How Not To Do Group Exercise.

Last night I managed to attend not one exercise class but two.  More on that in a moment, first I feel that it is important to share what I learned.

Group exercise for beginners: What not to do

  1. Go to a class with ‘power’ in the name.
  2. Remember on the way there that (somehow) you haven’t eaten since breakfast.
  3. Get the shakes (see above)
  4. Stop for five minutes to drink sugary stuff so you don’t end up in an ungainly sprawl on the floor.
  5. Assume that ‘harder’ ‘lower’ ‘faster’ instructions are directed specifically at you.
  6. Number 1.
  7. Arrive 2 minutes late to yoga class all sweaty  a little breathless immediately after an intense whole-body-torture-with-weights  aerobics session.
  8. Ensure that fluff from your socks is stuck all over your feet when you remove your trainers.
  9. Try to disown your feet by ignoring them/pretending you don’t really know them you just met them outside a minute ago.
  10. Number 1. Did I already mention that?

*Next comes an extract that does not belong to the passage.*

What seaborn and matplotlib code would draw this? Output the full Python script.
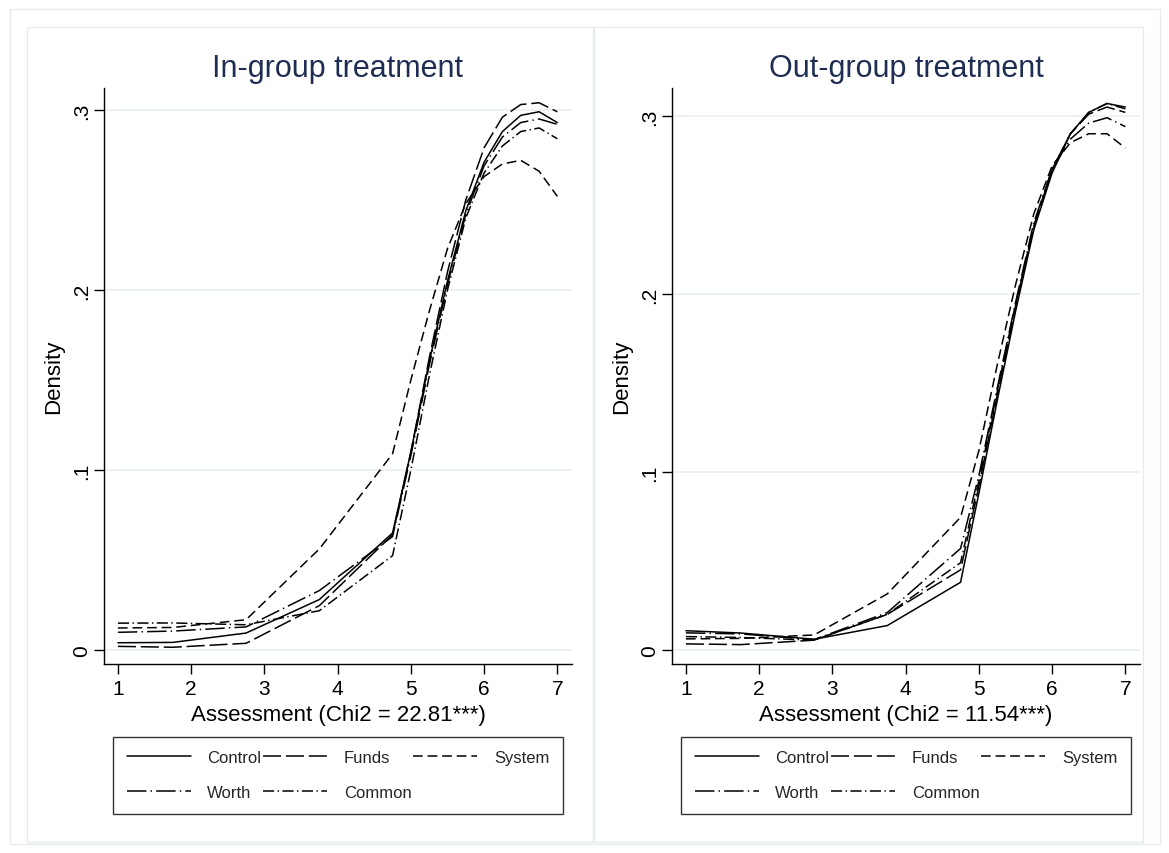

Thanks to my new found wisdom I shall be avoiding the first class for the time being on the basis that I would like to survive the winter.  However I really enjoyed yoga (I know, all those yoga people were right. Shhh) so I’ll be going back to that in an on-time-and-fresh-as-a-daisy sort of fashion.  I was pretty glad to get home to a big stodgy meal though.  Cooking it seemed to take forever … I considered just scoffing everything raw so I had to eat a chocolate muffin in the interim, purely in the interests of health & safety.

And now I must dig out some Tiger Balm.  It’s all about the burn.

*On an unrelated topic, but in-keeping with the spirit of how not to do things  I feel I should share another helpful lesson I have just  learned, namely how not to save a spider.  To successfully not-save a little spider you should spend ages coaxing it out of the sink with a bottle top, pop it next to a tap so it can recover then return a few minutes later to wash your hands and watch in disbelief as the soap slips out of your grasp and squashes the aforementioned little spider flat.

This is what you get when you tinker with nature –  a monstrous soap/spider hybrid.


*A spider was harmed during the making of this blog.  Sorry about that.